As for the Elder’s bruised company, after a brief layover at Departure Bay for medical attention and repairs, they calmly proceeded on their way to Portland. But if Capt. Hinckle and Pilot Thompson gave no sign of having experienced anything out of the ordinary, their relieved passengers did; they took pains to draw the reporter’s attention to the fact that “it was only through the great skill of the officers of the vessel that another sad catastrophe was not chronicled….during the 36-hour gale.”
Yes, they were experienced mariners, highly skilled in their professions. But — to successfully navigate a narrow channel sideways and without power suggests to me, at least, that more than skill was involved in the Geo. W. Elder’s escape from disaster.
Now, the Elder’s survival was just a case of blind luck, a sceptic might say. But was it chance or coincidence that the Tacoma motor vessel Boobyalla’s resident cat moved her litter to safety the night before disaster?

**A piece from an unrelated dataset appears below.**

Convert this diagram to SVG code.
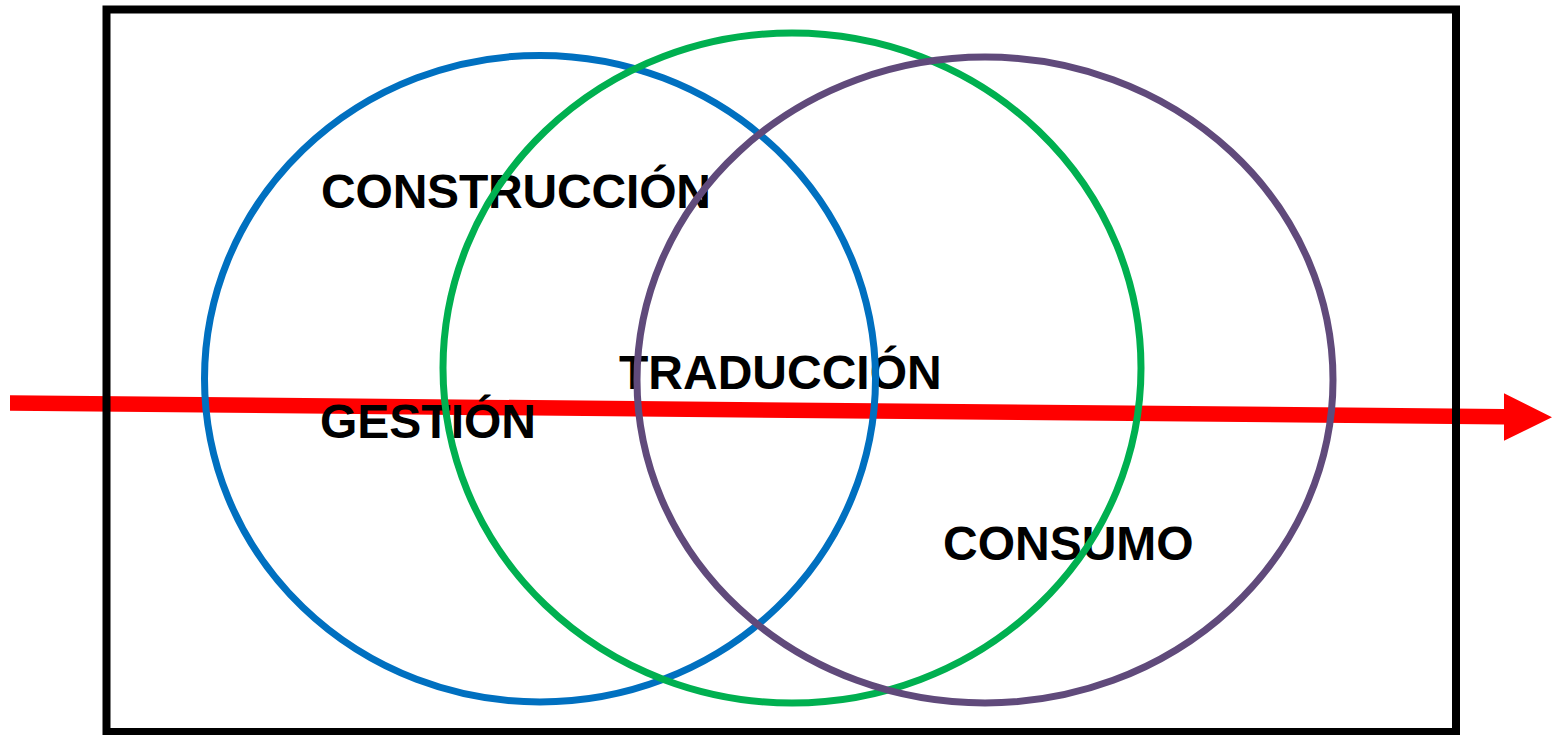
<svg xmlns="http://www.w3.org/2000/svg" width="1559" height="735" viewBox="0 0 1559 735">
  <style>
    .ell { fill: none; stroke-width: 7; }
    .lbl { font-family: "Liberation Sans", Arial, sans-serif; font-weight: bold; font-size: 48px; fill: #000; }
  </style>
  <rect width="1559" height="735" fill="#fff"/>
  <g id="connectors">
    <polygon id="arrow" fill="#FF0000" points="10,395.3 1504,409 1504,393.3 1552,417.3 1504,440.7 1504,424.5 10,410.8"/>
  </g>
  <rect id="frame" x="106.5" y="9.5" width="1349.5" height="722.5" fill="none" stroke="#000" stroke-width="8"/>
  <g id="labels">
    <text class="lbl" x="321" y="207.5" textLength="390">CONSTRUCCIÓN</text>
    <text class="lbl" x="619" y="388.5">TRADUCCIÓN</text>
    <text class="lbl" x="320" y="438">GESTIÓN</text>
    <text class="lbl" x="943" y="559.5">CONSUMO</text>
  </g>
  <g id="construccion"><ellipse class="ell" cx="540" cy="378.7" rx="335.5" ry="323.3" stroke="#0070C0"/></g>
  <g id="traduccion"><ellipse class="ell" cx="792" cy="368" rx="349" ry="335" stroke="#00B050"/></g>
  <g id="consumo"><ellipse class="ell" cx="985" cy="380" rx="348" ry="323" stroke="#604A7B"/></g>
</svg>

In May 1929 the American freighter dropped hook in Esquimalt Harbour. The first sign of trouble came when smoke was observed in her engineroom and the crew ran to their emergency stations. On a ship loaded with tinder-dry cedar shingles there was no threat greater than fire. The Boobyalla was like a floating powder keg with a lit fuse.
As the alarm spread, crewmen unlimbered fire hoses and set pumps in operation, but a growing column of smoke soon forced them to retreat. Then the Pacific Salvage Co.’s great tug S.S. Salvage King reached the scene, her company joining the battle. Time and again, the firefighters, reinforced by members of the Victoria Fire Department, were beaten back.
In desperation, they tried to scuttle the ship by cutting holes in her hull. But the Boobyalla refused to settle and the holes, intended to sink her, acted instead as draughts for the flames. When firefighters daringly removed the after hatches to get directly at the inferno, “the fire only burned with redoubled fury…”
“All day yesterday (May 12), the fire was steadily creeping forward beneath her blistering decks and in an effort to check this a large section of decking was cut away forward of the engine room to allow diver [John ‘Jumper’ Collins] to descend into the smouldering inferno with a hose to spray underneath deck cross sections.”
For hours, the heroic Collins stood by in his heavy gear but the cancer spread without pause. In the meantime, having learned of a tank of ether in the ship’s paint locker, Salvage King’s remarkable second engineer, W. Reay, fought his way below to remove the potential explosive.
By this time all ventilator shafts were acting as chimneys and those fighting the fire were scorched and singed by the heat. With increasing danger of explosion of the ship’s oil tanks, which would spread the fire to the neighbouring naval powder magazine on Cole Island, the Salvage King hooked a line to the dying ship and towed her out into the harbour, towards Ogden Point.
Then, a muffled roar and a flash as the oil tanks burst and flames devouring her deckload of shingles and paper engulfed her from stem to stern.
Abandoned off Albert Head, the Boobyalla continued to flare throughout the night as thousands of spectators lined the shores to watch. It was, according to the Victoria Daily Times, “one of the most spectacular sights ever seen at sea off Victoria”.
And Martha, the ship’s tabby cat and her four kittens? All safe and sound, she having carried her kittens, one at a time, from the warmth of the engineroom to the forward deck, the night before the fire.
Was she driven by animal premonition? On deck, they’d been safe from immediate danger until evacuation to their new home — on board the S.S. Salvage King.